— Material —

..........

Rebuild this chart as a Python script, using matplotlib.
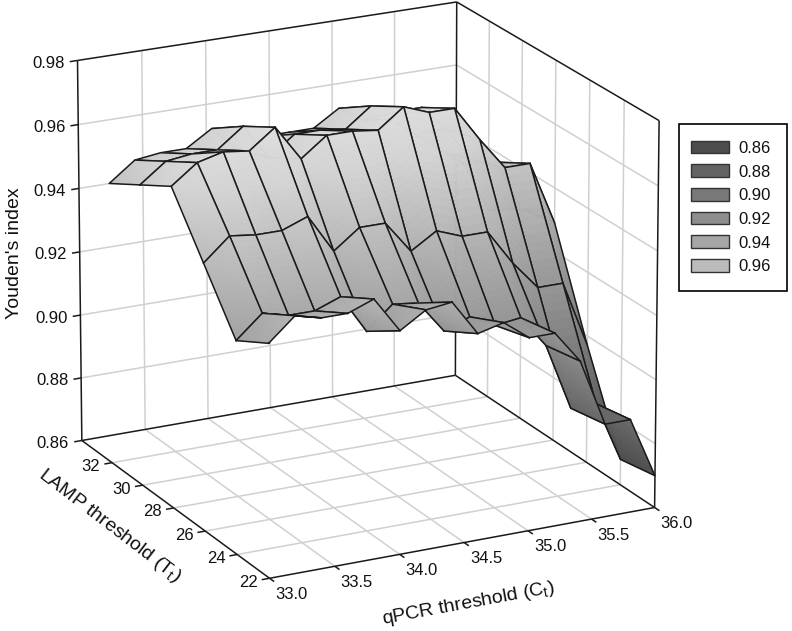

import numpy as np
import matplotlib
matplotlib.use('Agg')
import matplotlib.pyplot as plt
from matplotlib.patches import Patch, Rectangle
from matplotlib.legend_handler import HandlerPatch
from mpl_toolkits.mplot3d import proj3d
from mpl_toolkits.mplot3d.art3d import Poly3DCollection

plt.rcParams['font.family'] = ['Liberation Sans', 'DejaVu Sans']
plt.rcParams['mathtext.fontset'] = 'custom'
plt.rcParams['mathtext.rm'] = 'Liberation Sans'

# data -------------------------------------------------------------------
qpcr = [33.0, 33.2, 33.4, 33.6, 33.8, 34.0, 34.2, 34.4, 34.6, 34.8, 35.0, 35.2, 35.4, 35.6, 35.8, 36.0]
lamp = [22, 24, 26, 28, 30, 32]
z22 = [.932, .939, .937, .937, .940, .929, .934, .935, .924, .926, .920, .920, .910, .889, .889, .870]
z24 = [.926, .933, .931, .931, .934, .922, .929, .928, .918, .921, .917, .918, .908, .887, .887, .868]
z26 = [.943, .950, .949, .949, .952, .940, .946, .946, .936, .941, .938, .938, .927, .918, .918, .897]
z28 = [.960, .966, .968, .967, .973, .962, .968, .968, .967, .973, .970, .970, .959, .949, .949, .929]
z30 = [.954, .960, .961, .961, .967, .956, .962, .962, .961, .967, .964, .964, .956, .945, .943, .927]
z32 = [.948, .954, .955, .955, .960, .952, .955, .955, .955, .960, .955, .954, .948, .942, .936, .920]
youden = [z22, z24, z26, z28, z30, z32]
x_ticks = [33.0, 33.5, 34.0, 34.5, 35.0, 35.5, 36.0]
y_ticks = [22, 24, 26, 28, 30, 32]
y_grid = [24, 26, 28, 30, 32]
z_ticks = [0.86, 0.88, 0.90, 0.92, 0.94, 0.96, 0.98]
legend_labels = ['0.86', '0.88', '0.90', '0.92', '0.94', '0.96']
legend_colors = ['#4d4d4d', '#636363', '#787878', '#8e8e8e', '#a6a6a6', '#bcbcbc']
shade_z = [.86, .88, .90, .92, .94, .96, .98]
shade_gray = [62, 92, 122, 152, 182, 212, 228]

XMIN, XMAX, YMIN, YMAX, ZMIN, ZMAX = 33, 36, 22, 34, .86, .98
W, H = 792, 631
GRID = '#d0d0d0'
INK = '#1a1a1a'

fig = plt.figure(figsize=(W / 100, H / 100), dpi=100, facecolor='white')
S = 710.0
left = 365.32 + S * (-0.095 / 0.185)
bottom = H - (283.42 + S * (0.095 / 0.185))
ax = fig.add_axes([left / W, bottom / H, S / W, S / H], projection='3d',
                  proj_type='persp', computed_zorder=False)
ax.set_xlim(XMIN, XMAX)
ax.set_ylim(YMIN, YMAX)
ax.set_zlim(ZMIN, ZMAX)
ax.view_init(elev=19.4486, azim=-116.8763)
ax.set_proj_type('persp', focal_length=2.3024)
ax.set_box_aspect((0.9929, 1, 0.9425))
ax.set_axis_off()
ax.set_autoscale_on(False)


def seg(p, q, color=INK, lw=1.1, zorder=2):
    ax.plot([p[0], q[0]], [p[1], q[1]], [p[2], q[2]], color=color, lw=lw, zorder=zorder,
            solid_capstyle='butt')


# gridlines on the floor and the two back walls
for x in x_ticks[1:-1]:
    seg((x, YMIN, ZMIN), (x, YMAX, ZMIN), GRID, 1.1, 1)
    seg((x, YMAX, ZMIN), (x, YMAX, ZMAX), GRID, 1.1, 1)
for y in y_grid:
    seg((XMIN, y, ZMIN), (XMAX, y, ZMIN), GRID, 1.1, 1)
    seg((XMAX, y, ZMIN), (XMAX, y, ZMAX), GRID, 1.1, 1)
for z in z_ticks[1:-1]:
    seg((XMIN, YMAX, z), (XMAX, YMAX, z), GRID, 1.1, 1)
    seg((XMAX, YMAX, z), (XMAX, YMIN, z), GRID, 1.1, 1)

# box
seg((XMIN, YMIN, ZMIN), (XMAX, YMIN, ZMIN))
seg((XMIN, YMIN, ZMIN), (XMIN, YMAX, ZMIN))
seg((XMIN, YMAX, ZMIN), (XMAX, YMAX, ZMIN))
seg((XMAX, YMIN, ZMIN), (XMAX, YMAX, ZMIN))
seg((XMIN, YMAX, ZMIN), (XMIN, YMAX, ZMAX))
seg((XMAX, YMAX, ZMIN), (XMAX, YMAX, ZMAX))
seg((XMAX, YMIN, ZMIN), (XMAX, YMIN, ZMAX))
seg((XMIN, YMAX, ZMAX), (XMAX, YMAX, ZMAX))
seg((XMAX, YMAX, ZMAX), (XMAX, YMIN, ZMAX))


def gray_of(z):
    g = np.interp(z, shade_z, shade_gray) / 255.0
    return np.column_stack([g, g, g, np.ones_like(g)])


# surface: painter's order, far facets first
Z = np.array(youden)
X = np.array(qpcr)
Y = np.array(lamp, float)
N = 14
t = np.linspace(0, 1, N + 1)
order = 10
for j in range(len(lamp) - 2, -1, -1):
    for i in range(len(qpcr) - 2, -1, -1):
        polys, vals = [], []
        zc = Z[j:j + 2, i:i + 2]
        def bil(a, b):
            return ((1 - a) * (1 - b) * zc[0, 0] + a * (1 - b) * zc[0, 1]
                    + (1 - a) * b * zc[1, 0] + a * b * zc[1, 1])
        for a0, a1 in zip(t[:-1], t[1:]):
            for b0, b1 in zip(t[:-1], t[1:]):
                cell = []
                for a, b in ((a0, b0), (a1, b0), (a1, b1), (a0, b1)):
                    cell.append((X[i] + a * (X[i + 1] - X[i]), Y[j] + b * (Y[j + 1] - Y[j]), bil(a, b)))
                polys.append(cell)
                vals.append(np.mean([c[2] for c in cell]))
        cols = gray_of(np.array(vals))
        pc = Poly3DCollection(polys, facecolors=cols, edgecolors=cols, linewidths=0.4, zorder=order)
        ax.add_collection3d(pc, autolim=False)
        ax.plot([X[i], X[i + 1], X[i + 1], X[i], X[i]],
                [Y[j], Y[j], Y[j + 1], Y[j + 1], Y[j]],
                [zc[0, 0], zc[0, 1], zc[1, 1], zc[1, 0], zc[0, 0]],
                color=INK, lw=1.1, zorder=order + 1, solid_joinstyle='round')
        order += 2

ax.set_xlim(XMIN, XMAX)
ax.set_ylim(YMIN, YMAX)
ax.set_zlim(ZMIN, ZMAX)


def label(x, y, z, s, dx, dy):
    u, v, _ = proj3d.proj_transform(x, y, z, ax.get_proj())
    ax.annotate(s, xy=(u, v), xycoords='data', xytext=(dx, dy), textcoords='offset pixels',
                ha='center', va='center', fontsize=12, color='#111111', annotation_clip=False)


# ticks and tick labels
for x in x_ticks:
    seg((x, YMIN, ZMIN), (x, YMIN - 0.28, ZMIN))
    label(x, YMIN, ZMIN, f'{x:.1f}', 22, -16)
for y in y_ticks:
    seg((XMIN, y, ZMIN), (XMIN - 0.06, y, ZMIN))
    label(XMIN, y, ZMIN, f'{y}', -21, -4)
for z in z_ticks:
    seg((XMIN, YMAX, z), (XMIN - 0.06, YMAX, z))
    label(XMIN, YMAX, z, f'{z:.2f}', -29, -3)

# axis titles
fig.text(15 / W, 1 - 253 / H, "Youden's index", rotation=90, ha='center', va='center', fontsize=14, color='#111111')
fig.text(110 / W, 1 - 526 / H, r'LAMP threshold (T$_{\mathrm{t}}$)', rotation=-37.5, rotation_mode='anchor',
         ha='center', va='center', fontsize=14, color='#111111')
fig.text(468 / W, 1 - 604 / H, r'qPCR threshold (C$_{\mathrm{t}}$)', rotation=10.5, rotation_mode='anchor',
         ha='center', va='center', fontsize=14, color='#111111')


# legend
def swatch(legend, orig_handle, xdescent, ydescent, width, height, fontsize):
    return Rectangle((xdescent - 3.4, -ydescent), width, height)


handles = [Patch(facecolor=c, edgecolor='#333333', lw=1.0, label=l) for c, l in zip(legend_colors, legend_labels)]
leg = fig.legend(handles=handles, loc='upper left', bbox_to_anchor=(679 / W, 1 - 124 / H), bbox_transform=fig.transFigure,
                 borderaxespad=0, fontsize=12, frameon=True, fancybox=False, edgecolor='black', framealpha=1,
                 handlelength=2.3, handleheight=0.8, handletextpad=0.24, labelspacing=0.51, borderpad=1.0,
                 labelcolor='#111111', handler_map={Patch: HandlerPatch(patch_func=swatch)})
leg.get_frame().set_linewidth(1.2)

fig.savefig('out.png', dpi=100, facecolor='white')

..........

— Exercise —
Work out how many lines of the listing above include "matplotlib". Answer with the number and nothing more.

— Solution for this task —
6